Кстати, такую же картину можно наблюдать в нью-йоркском метро. Почему-то там среди «запихивателей» много негров. Я бы сказал, что они обращаются с белыми в этот момент довольно бесцеремонно: наконец-то можно безнаказанно толкнуть белого кулаком в спину и втиснуть его в вагон.

В этих огромных городах человек неслыханно одинок. Он живет, растворенный в массе людей, как в какой-то эмульсии, но он — один. В многоэтажных домах люди не знают своих соседей. Не знают никого, кроме тех, с кем связаны общей работой.

Вот новелла об одиночестве. Кстати, я называю такие отрывочки новеллами, хотя это, скорее, нужно назвать инсценированным документом. В этих инсценировках должны быть найдены настоящие люди, и текст должен импровизироваться на месте. Люди должны говорить на собственном языке: японцы — на японском, французы — на французском, англичане — на английском и т. д. А приблизительное содержание разговора будет переводиться.

Итак, подлинная история об одиночестве. Она очень проста и заимствована из парижской газеты.

Жил в большом доме человек. Это был дом с однокомнатными квартирами, каждая из которых выходит в длинный, большой коридор.

Случайно соседи обнаружили, что этот человек — мертв. Он повесился. Но как и почему это случилось, никто не мог сказать. Соседи его не знали. Консьержка знала только имя. Следователь не без труда доискался до места его работа, но и работавшие рядом с этим человеком ничего о нем сказать не могли. Человек покончил с собой, и никто этого не заметил. Его нашли на четвертые сутки. Человека убило одиночество в трехмиллионном городе, в доме, где рядом живут сотни людей, ибо это очень большой дом.

Многоэтажные дома все растут и растут — одинаковые во всем мире. Трудно отличить итальянскую многоквартирную новостройку от парижской, парижскую — от берлинской, а берлинскую — от японской.

В Японии мне рассказали такую историю: человек, маленький служащий, каждый день в один и тот же час возвращался домой в одном и том же автобусе. Как всегда, он входил в большой дом, в один из подъездов.

Однажды он вернулся, как всегда, дверь квартиры была заранее открыта. Жена жарила что-то на кухне. Человек вошел. Туфли уже стояли около порога (японцы, входя в квартиру, снимают ботинки). Человек снял ботинки, надел туфли, вошел в столовую. Там уже лежала приготовленная газета. Он снял пиджак, повесил его на спинку стула, вытянул ноги и стал читать газету.

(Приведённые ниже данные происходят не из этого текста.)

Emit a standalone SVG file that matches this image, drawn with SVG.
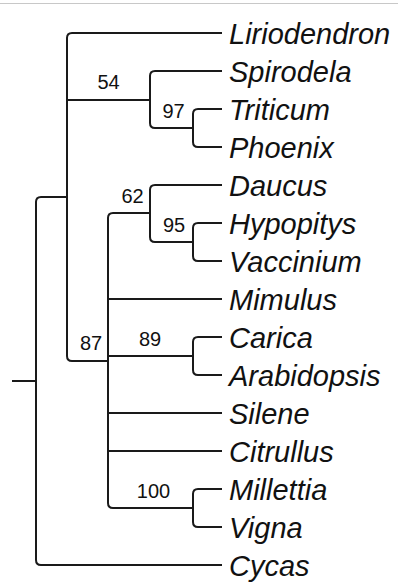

Через три минуты раздался звонок. Он удивленно поднял голову: кто мог прийти? Оказалось, что пришел хозяин квартиры. Он обычно ехал следующим автобусом. Только сейчас герой этой истории заметил, что он попал в чужую квартиру. Он огляделся: столовая была абсолютно такая же, как у него. Туфли на ногах были такие же, как у всех. И та же самая газета лежала с той же стороны стола. Только теперь увидел он, что жена другая. И кроме того, фотография на стене изображала не его отца, а какого-то другого человека.

Японцы очень вежливы. Герой этого рассказа долго извинялся, и хозяин квартиры тоже долго извинялся. Выяснилось, что человек ошибся подъездом.

Он исправил ошибку, пришел к себе. Оглядел квартиру. Жена уже ждала его с обедом. На этот раз это действительно была его жена. Туфли стояли точно там же. Газета лежала на том же месте такого же стола. Он протянул руку, чтобы включить телевизор, потому что через три минуты должна была идти передача спортивного матча. И вдруг, прислушавшись, обнаружил, что над ним, под ним, справа и слева, люди включили телевизоры с той же программой. Человек был потрясен. Ему казалось, что он — личность, что он особенный, и квартира у него особенная, и жена особенная. А на деле все были одинаковыми, как пятаки. Громадный город уравнял их, отшлифовал, отшкурил.